To look at a photo in to partake in voyeurism, to look into someone else’s life, to look at something that was never truly meant for us.  We are outsiders looking and engaging with something that doesn’t belong to us.


The story
Who ever said a picture is worth a thousand words was an idiot.  A picture is worth a thousand questions.  We get a glimpse into a story.  It’s like reading the first and last sentences of a book but never reading anything in the middle.  So often the world around us is framed with little questions. When you see the car that is so far away from home.  What are those Hawaii plates doing sitting at the drive in theater in the middle of America?  How did it even get there?  Why are they here?  What is their story?  A photo doesn’t tell a story.  It leaves you hungry for more.  The image of a pregnant woman shooting up meth in Tulsa.  You don’t get to experience the high that she gets.  A high so good that she would put her baby in danger.  It don’t get to find out if the baby lives, dies, or is forever messed up from the drugs.  The picture can never explain the story of drugs hitting the brain.  This is why there are more books then pictures about some topics.

But we don’t want the story.  That’s why we look at the photos.  We want to make up our own story.  We want to see only beauty.  When the background, or back story is taken away, even the ugly becomes beautiful.  Photos give us a way to look at the bad.  In a form we can digest.  “What about the beautiful models?” one may ask.  We see a cultural standard for beauty that is nice to look at.  What we don’t see is the starvation, the sticking a fingerer down the throat to get rid of that cookie that was eaten, nor do we see the lines of coke or meth that suppress the appetite.   We know those things are there and choose to look the other way because we want to, because we can.

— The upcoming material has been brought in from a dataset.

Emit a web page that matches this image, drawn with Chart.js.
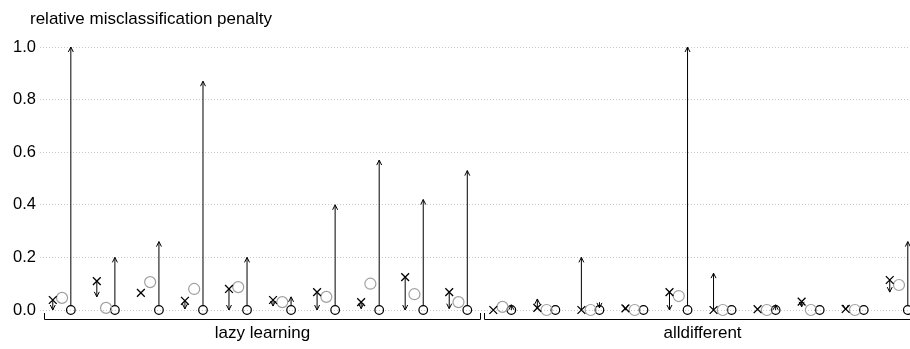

Even war becomes beautiful in photos.  Removing us from the blood, the stench of death.  How many of use would puke in revolt if we were faced with the destruction of war?  How many of us would piss our pants in battle?  But the picture lets us face the ugly.  It lets us see the beauty.  There cannot be beauty with the pain.  The photo give us humans the ability to function on the lite version of life.  We don’t need, nor do we really want the whole story.


Frozen in time
A photo is a moment frozen in time.  So many things from life that can’t be remembered anymore but the time from the photograph is remembered.  It can be years between viewing but when I see it I remember.  I can remember the sun in my face, the smell of the wind coming off the ocean.  The smoke from the fire, the laughing and loving of friends.  A photo isn’t just an image, there are feelings and sensations attached to it, like the time I made a waterslide in Deloris Park.  The feeling of the mud and dirt coving my clothes and body.

The time I held a baby koala, his name was Leno, son of Oprah.  I can still smell the eucalyptus leaves, how soft his fur was, and I see the happy grin on my face.  A moment in time that will always be magical. 

Time marches on but the moment that is captured in a photo will last a lifetime.  We can stop time, if only in that one frame.  In less then a second we can capture an entire night.  Embody everything that was good, every memory we want to keep.